Write each line of the material exactly as given, from the top through the line that contains "const yTicks = [0, 200, 400, 600, 800, 1000, 1200];", and omit all pictures.
%%
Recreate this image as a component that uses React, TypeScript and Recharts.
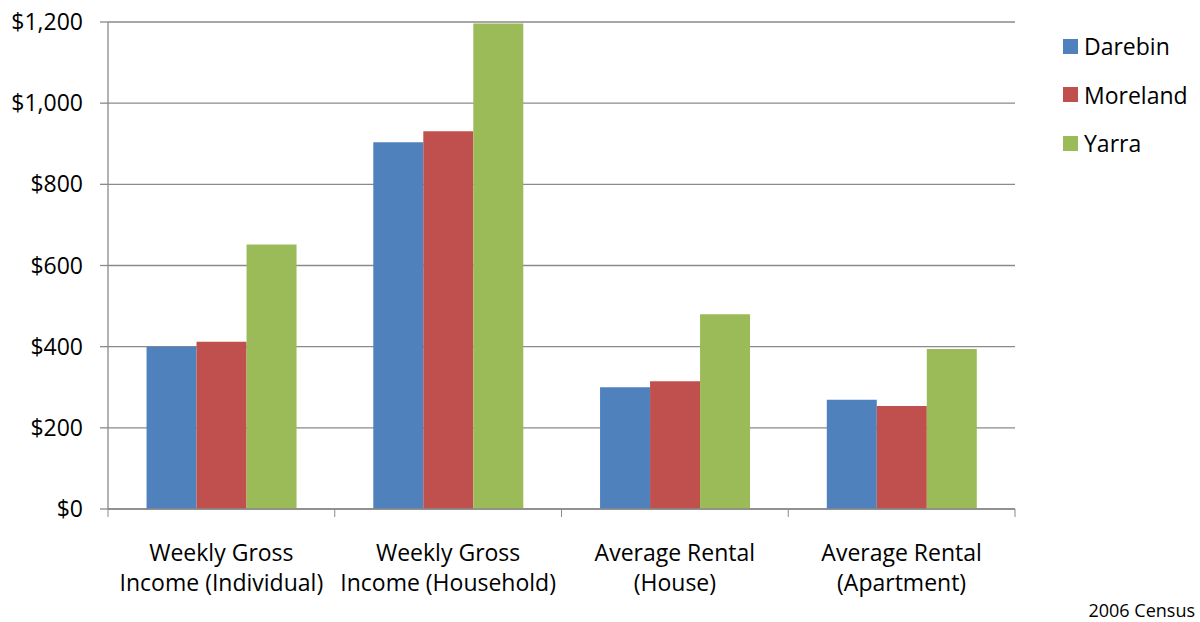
import * as React from "react";
import {
  BarChart,
  Bar,
  XAxis,
  YAxis,
  CartesianGrid,
} from "recharts";

// 2006 census figures, weekly dollars
const categories = [
  "Weekly Gross\nIncome (Individual)",
  "Weekly Gross\nIncome (Household)",
  "Average Rental\n(House)",
  "Average Rental\n(Apartment)",
];
const darebin = [400, 904, 300, 269];
const moreland = [412, 931, 315, 254];
const yarra = [652, 1196, 480, 394];
const yTicks = [0, 200, 400, 600, 800, 1000, 1200];

const SERIES = [
  { key: "darebin", name: "Darebin", color: "#4F81BD" },
  { key: "moreland", name: "Moreland", color: "#C0504D" },
  { key: "yarra", name: "Yarra", color: "#9BBB59" },
];

const FONT = "'Open Sans', sans-serif";
const GRID = "#8a8a8a";

const CHART_W = 1200;
const CHART_H = 622;
const MARGIN = { top: 22, right: 185, left: 0, bottom: 0 };
const Y_AXIS_W = 108;
const X_AXIS_H = 113;

const data = categories.map((name, i) => ({
  name,
  darebin: darebin[i],
  moreland: moreland[i],
  yarra: yarra[i],
}));

function CategoryTick(props: any) {
  const { x, y, payload, index } = props;
  const plotW = CHART_W - MARGIN.right - Y_AXIS_W;
  const half =
    payload && payload.offset ? payload.offset : plotW / categories.length / 2;
  const lines = String(payload.value).split("\n");
  return (
    <g>
      <line x1={x - half} x2={x - half} y1={y} y2={y + 8} stroke={GRID} />
      {index === categories.length - 1 && (
        <line x1={x + half} x2={x + half} y1={y} y2={y + 8} stroke={GRID} />
      )}
      {lines.map((ln, i) => (
        <text
          key={i}
          x={x}
          y={y + 44 + i * 30}
          dy="0.35em"
          textAnchor="middle"
          fill="#000"
          fontSize={23}
          fontFamily={FONT}
        >
          {ln}
        </text>
      ))}
    </g>
  );
}

function LegendBox() {
  return (
    <div
      style={{
        position: "absolute",
        left: 1063,
        top: 34,
        fontFamily: FONT,
        fontSize: 23,
        color: "#000",
      }}
    >
      {SERIES.map((s) => (
        <div
          key={s.key}
          style={{
            display: "flex",
            alignItems: "center",
            height: 24,
            marginBottom: 24.5,
          }}
        >
          <span
            style={{
              display: "inline-block",
              width: 15,
              height: 15,
              background: s.color,
              marginRight: 6,
            }}
          />
          <span>{s.name}</span>
        </div>
      ))}
    </div>
  );
}

export default function App() {
  return (
    <div
      style={{
        position: "absolute",
        left: 0,
        top: 0,
        width: CHART_W,
        height: CHART_H,
        background: "#fff",
      }}
    >
      <BarChart
        width={CHART_W}
        height={CHART_H}
        data={data}
        margin={MARGIN}
        barCategoryGap="17%"
        barGap={0}
      >
        <CartesianGrid vertical={false} stroke={GRID} strokeWidth={1.3} />
        <XAxis
          dataKey="name"
          height={X_AXIS_H}
          axisLine={{ stroke: GRID, strokeWidth: 1.3 }}
          tickLine={false}
          tickSize={0}
          tickMargin={0}
          interval={0}
          tick={<CategoryTick />}
        />
        <YAxis
          width={Y_AXIS_W}
          domain={[0, 1200]}
          ticks={yTicks}
          interval={0}
          axisLine={{ stroke: GRID, strokeWidth: 1.3 }}
          tickLine={{ stroke: GRID, strokeWidth: 1.3 }}
          tickSize={8}
          tickMargin={17}
          tickFormatter={(v: number) => `$${v.toLocaleString("en-US")}`}
          tick={{ fill: "#000", fontSize: 23, fontFamily: FONT }}
        />
        {SERIES.map((s) => (
          <Bar
            key={s.key}
            dataKey={s.key}
            name={s.name}
            fill={s.color}
            isAnimationActive={false}
          />
        ))}
      </BarChart>
      <LegendBox />
      <div
        style={{
          position: "absolute",
          right: 5,
          top: 598,
          fontFamily: FONT,
          fontSize: 18,
          color: "#000",
        }}
      >
        2006 Census
      </div>
    </div>
  );
}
%%
§ Output below
Recreate this image as a component that uses React, TypeScript and Recharts.
import * as React from "react";
import {
  BarChart,
  Bar,
  XAxis,
  YAxis,
  CartesianGrid,
} from "recharts";

// 2006 census figures, weekly dollars
const categories = [
  "Weekly Gross\nIncome (Individual)",
  "Weekly Gross\nIncome (Household)",
  "Average Rental\n(House)",
  "Average Rental\n(Apartment)",
];
const darebin = [400, 904, 300, 269];
const moreland = [412, 931, 315, 254];
const yarra = [652, 1196, 480, 394];
const yTicks = [0, 200, 400, 600, 800, 1000, 1200];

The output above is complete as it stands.